For One Game Or Two, Ryan Lavarnway Should Start

BALTIMORE, MD - SEPTEMBER 27: Ryan Lavarnway #60 of the Boston Red Sox follows his three RBI home run against the Baltimore Orioles during the fourth inning at Oriole Park at Camden Yards on September 27, 2011 in Baltimore, Maryland. (Photo by Rob Carr/Getty Images)

It's been an up-and-down year for the Boston Red Sox' catchers, of that there's no doubt. For a couple months there with Jarrod Saltalamacchia, it really did seem as though the Sox had run into their answer. His OPS was up in the stratosphere through June and July, and with Jason Varitek putting up good numbers in the backup role, fans were even willing to overlook the often times terrible defense that came behind the plate.

Then he fell back to Earth.

After a terrible September, Jarrod Saltalamacchia's season now looks a lot more like what we might have been expecting at the beggining. A .319 wOBA leaves him just one point above Jason Varitek, who has seen an even more dramatic fall-off this month. While that actually doesn't leave them in too terrible a place amongst the catchers of the league, it's a far cry from being good when you consider all the passed balls, wild pitches, and singles turned into triples (that one's mostly on Varitek). 

So here we stand with a big old question mark behind the plate once again. This time, though, there's an answer sitting on the bench--one that's been there for the whole month, and finally got a chance to show his stuff last night in the biggest game of the year.

By now, everyone knows of Ryan Lavarnway's heroics. The real question is: why did it take so long for him to get a start? The obvious answer would seem to be the defense--it's always been the knock on Lavarnway.

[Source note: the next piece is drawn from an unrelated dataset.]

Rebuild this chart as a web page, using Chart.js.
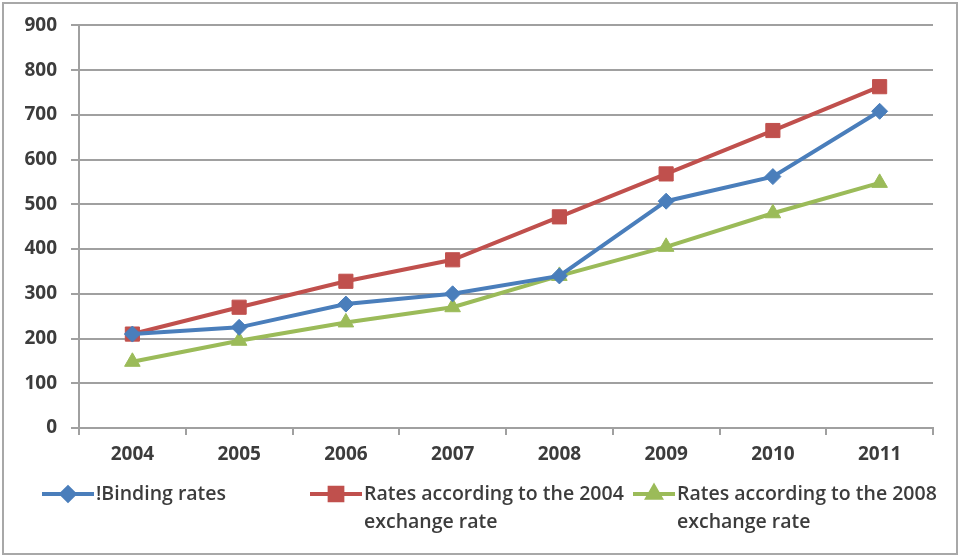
<!DOCTYPE html>
<html lang="en">
<head>
  <meta charset="UTF-8">
  <title>Binding rates 2004-2011</title>
  <script src="https://cdn.jsdelivr.net/npm/chart.js"></script>
  <style>
    body { margin: 0; background: #fff; }
    #wrap { position: relative; width: 962px; height: 557px; }
    #frame { position: absolute; left: 2px; top: 2px; width: 952px; height: 549px; border: 2px solid #a8a8a8; pointer-events: none; }
  </style>
</head>
<body>
  <div id="wrap">
    <canvas id="ratesChart" width="962" height="557"></canvas>
    <div id="frame"></div>
  </div>

  <script>
    const years = ['2004', '2005', '2006', '2007', '2008', '2009', '2010', '2011'];
    const bindingRates = [210, 225, 277, 300, 340, 507, 562, 708];
    const rates2004 = [210, 270, 328, 376, 472, 568, 665, 763];
    const rates2008 = [148, 195, 236, 270, 340, 405, 480, 548];
    const yTicks = [0, 100, 200, 300, 400, 500, 600, 700, 800, 900];

    const BLUE = '#4a7ebb';
    const RED = '#c0504d';
    const GREEN = '#9bbb59';
    const TEXT = '#3c3c3c';
    const GRID = '#a0a0a0';
    const FONT = 'Open Sans';

    // legend entries, drawn by the plugin below (two-line labels)
    const legendItems = [
      { lines: ['!Binding rates'], color: BLUE, style: 'rectRot', r: 6.5, x: 42, w: 52 },
      { lines: ['Rates according to the 2004', 'exchange rate'], color: RED, style: 'rect', r: 9, x: 310, w: 52 },
      { lines: ['Rates according to the 2008', 'exchange rate'], color: GREEN, style: 'triangle', r: 7.5, x: 633, w: 42 }
    ];

    const legendPlugin = {
      id: 'bottomLegend',
      afterDraw(chart) {
        const ctx = chart.ctx;
        ctx.save();
        ctx.font = `600 19.5px "${FONT}"`;
        ctx.textBaseline = 'middle';
        legendItems.forEach(item => {
          const y = 494;
          ctx.strokeStyle = item.color;
          ctx.lineWidth = 4;
          ctx.beginPath();
          ctx.moveTo(item.x, y);
          ctx.lineTo(item.x + item.w, y);
          ctx.stroke();
          Chart.helpers.drawPoint(ctx, {
            pointStyle: item.style, radius: item.r, rotation: 0, borderWidth: 1
          }, item.x + item.w / 2, y);
          ctx.fillStyle = item.color;
          ctx.fill();
          ctx.fillStyle = TEXT;
          item.lines.forEach((t, i) => ctx.fillText(t, item.x + item.w + 2, y + i * 28));
        });
        ctx.restore();
      }
    };

    const ctx = document.getElementById('ratesChart').getContext('2d');
    new Chart(ctx, {
      type: 'line',
      data: {
        labels: years,
        datasets: [
          { label: 'Binding rates', data: bindingRates, borderColor: BLUE, backgroundColor: BLUE, pointStyle: 'rectRot', pointRadius: 8 },
          { label: 'Rates according to the 2004 exchange rate', data: rates2004, borderColor: RED, backgroundColor: RED, pointStyle: 'rect', pointRadius: 10 },
          { label: 'Rates according to the 2008 exchange rate', data: rates2008, borderColor: GREEN, backgroundColor: GREEN, pointStyle: 'triangle', pointRadius: 9 }
        ]
      },
      options: {
        responsive: false,
        animation: false,
        elements: {
          line: { borderWidth: 4, tension: 0 },
          point: { borderWidth: 1, hoverRadius: 8 }
        },
        layout: { padding: { top: 25, right: 29, left: 0, bottom: 0 } },
        plugins: { legend: { display: false }, tooltip: { enabled: false } },
        scales: {
          x: {
            offset: true,
            afterFit: s => { s.height = 129; },
            grid: { offset: true, drawOnChartArea: false, drawTicks: true, tickLength: 7, color: GRID, lineWidth: 2 },
            border: { color: GRID, width: 2 },
            ticks: { color: TEXT, padding: 8, font: { family: FONT, size: 19, weight: '700' } }
          },
          y: {
            min: 0,
            max: 900,
            afterFit: s => { s.width = 79; },
            afterBuildTicks: s => { s.ticks = yTicks.map(v => ({ value: v })); },
            grid: { color: GRID, lineWidth: 2, tickLength: 8 },
            border: { color: GRID, width: 2 },
            ticks: { color: TEXT, padding: 14, font: { family: FONT, size: 19, weight: '700' } }
          }
        }
      },
      plugins: [legendPlugin]
    });
  </script>
</body>
</html>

But quite frankly he looked fine behind the plate last night, and the man he'd mostly be replacing has allowed a full 60% more passed balls than the next backstop on the list, so it's not like there's much to lose.  

Meanwhile, he offers a potentially huge bat against left-handed pitchers, and one that's quite possibly quite capable of hitting righties as well, should the minor league numbers play out in the majors. He certainly seemed to be fooled a bit last night when facing same-handed pitching, but that could be as much because of how little he's been used in the past month. He was actually hitting them rather better than lefties in a very small sample size before yesterday, and had seen them well enough to draw a few walks in his short time with the team.

If you subscribe to the more classical ideas of baseball, then if nothing else Ryan Lavarnway is a shot in the arm. For those who are more statistically-oriented, then it's simply a matter of acknowledging that Jarrod Saltalamacchia, over the course of the year, seems to have proven to be little more than what he was in years past--and that's not really acceptable for the Red Sox.

Should they make the playoffs, then it might be time to re-evaluate based on things like Josh Beckett's security blanket relationship with Jason Varitek and Lavarnway's unfamiliarity with the pitching staff. But for now the Sox need to score runs, and if Bruce Chen happens to show up tomorrow, then it's not like Lavarnway will be any less familiar with him than Salty or Tek.

Play the hot hand, and hope he helps win some games.